● **Aim of the task**:
Where does the string "diagram" appear in the records? Copy every line that contains it.

● **Task material**:
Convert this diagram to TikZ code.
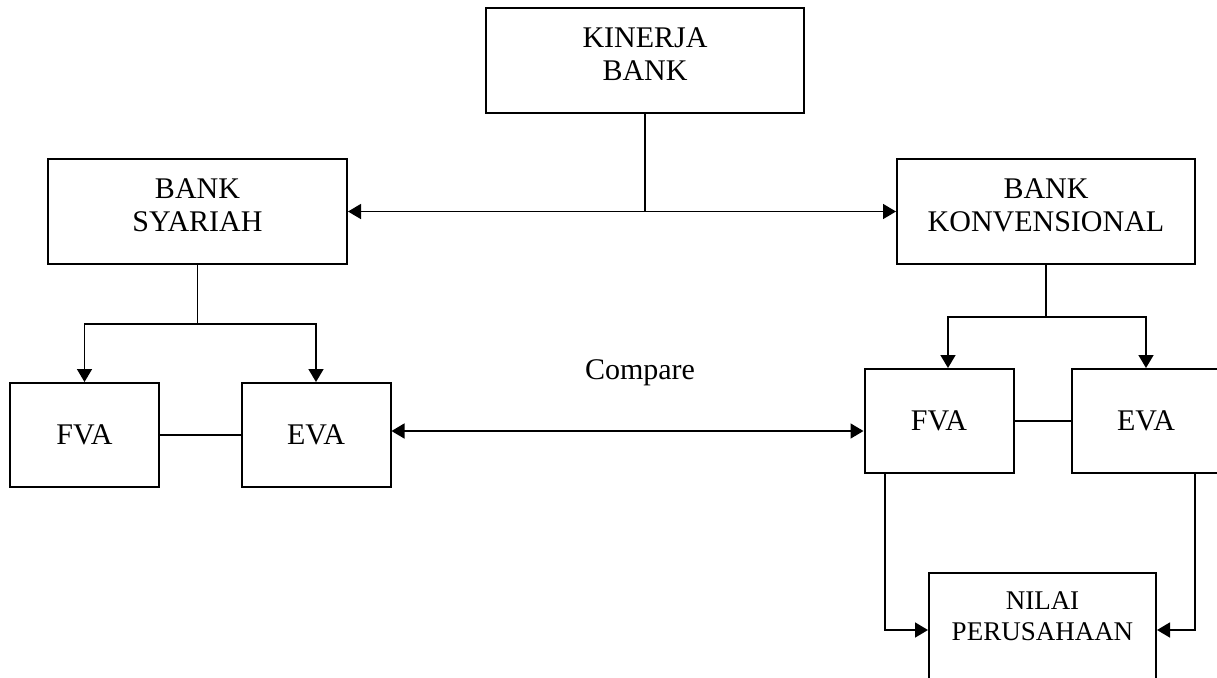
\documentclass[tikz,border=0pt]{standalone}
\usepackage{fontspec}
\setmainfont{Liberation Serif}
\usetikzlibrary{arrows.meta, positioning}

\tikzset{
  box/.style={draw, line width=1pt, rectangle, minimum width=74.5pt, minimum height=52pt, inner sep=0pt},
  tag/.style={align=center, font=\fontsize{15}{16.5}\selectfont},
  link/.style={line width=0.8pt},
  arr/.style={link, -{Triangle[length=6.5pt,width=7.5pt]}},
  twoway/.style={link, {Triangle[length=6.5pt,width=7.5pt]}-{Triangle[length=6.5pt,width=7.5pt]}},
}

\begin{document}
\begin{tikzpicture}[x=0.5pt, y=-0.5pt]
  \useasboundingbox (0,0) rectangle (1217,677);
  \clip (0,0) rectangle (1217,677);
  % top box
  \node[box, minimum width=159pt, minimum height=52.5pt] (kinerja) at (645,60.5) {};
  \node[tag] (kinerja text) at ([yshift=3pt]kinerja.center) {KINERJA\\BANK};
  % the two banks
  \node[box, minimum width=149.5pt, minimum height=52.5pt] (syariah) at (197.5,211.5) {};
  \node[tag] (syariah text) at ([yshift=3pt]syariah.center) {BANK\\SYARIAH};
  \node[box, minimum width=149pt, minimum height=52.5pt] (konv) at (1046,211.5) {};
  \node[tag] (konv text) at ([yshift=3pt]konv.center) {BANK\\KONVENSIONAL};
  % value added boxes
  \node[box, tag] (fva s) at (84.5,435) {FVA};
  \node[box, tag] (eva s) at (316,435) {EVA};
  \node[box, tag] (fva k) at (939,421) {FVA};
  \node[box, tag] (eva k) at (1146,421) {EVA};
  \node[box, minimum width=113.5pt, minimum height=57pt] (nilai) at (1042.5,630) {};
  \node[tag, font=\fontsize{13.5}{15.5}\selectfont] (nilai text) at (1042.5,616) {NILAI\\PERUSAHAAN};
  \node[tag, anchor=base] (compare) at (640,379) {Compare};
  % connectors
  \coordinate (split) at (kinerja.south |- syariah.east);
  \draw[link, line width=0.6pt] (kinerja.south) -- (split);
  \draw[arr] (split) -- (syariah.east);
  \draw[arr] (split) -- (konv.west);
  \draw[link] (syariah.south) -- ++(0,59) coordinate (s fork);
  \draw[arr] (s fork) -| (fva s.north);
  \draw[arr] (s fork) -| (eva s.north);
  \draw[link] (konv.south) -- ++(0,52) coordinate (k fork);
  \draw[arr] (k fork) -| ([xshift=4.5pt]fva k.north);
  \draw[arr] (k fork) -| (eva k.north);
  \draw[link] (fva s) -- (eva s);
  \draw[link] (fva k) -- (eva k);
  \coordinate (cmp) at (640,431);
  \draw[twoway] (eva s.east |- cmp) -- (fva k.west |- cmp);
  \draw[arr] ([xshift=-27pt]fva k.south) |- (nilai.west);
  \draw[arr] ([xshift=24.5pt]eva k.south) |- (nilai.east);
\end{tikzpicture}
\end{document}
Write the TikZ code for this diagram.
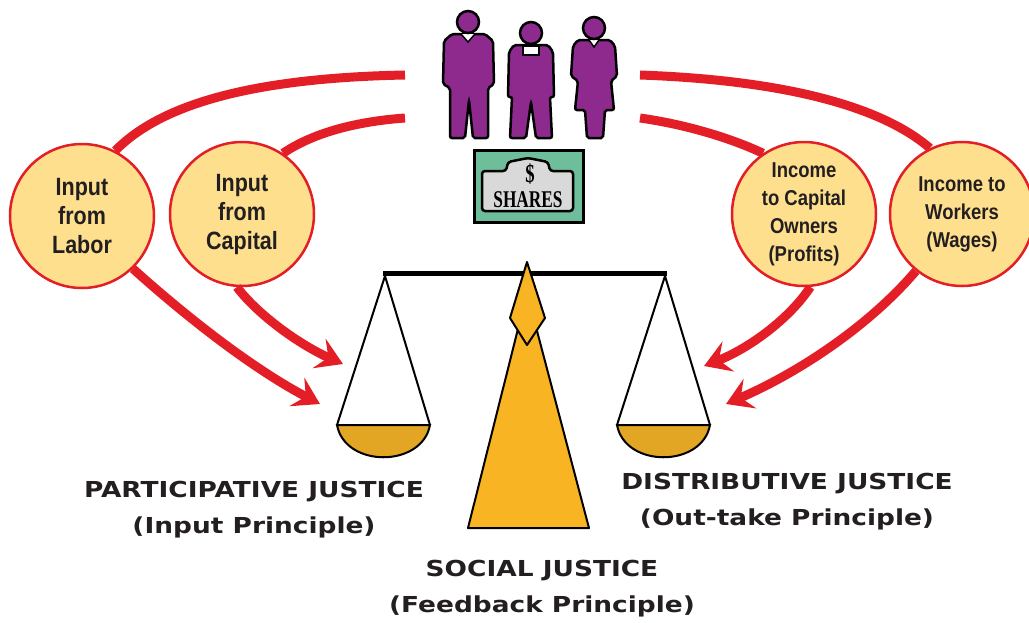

● **Answer to the exercise**:
Convert this diagram to TikZ code.
Write the TikZ code for this diagram.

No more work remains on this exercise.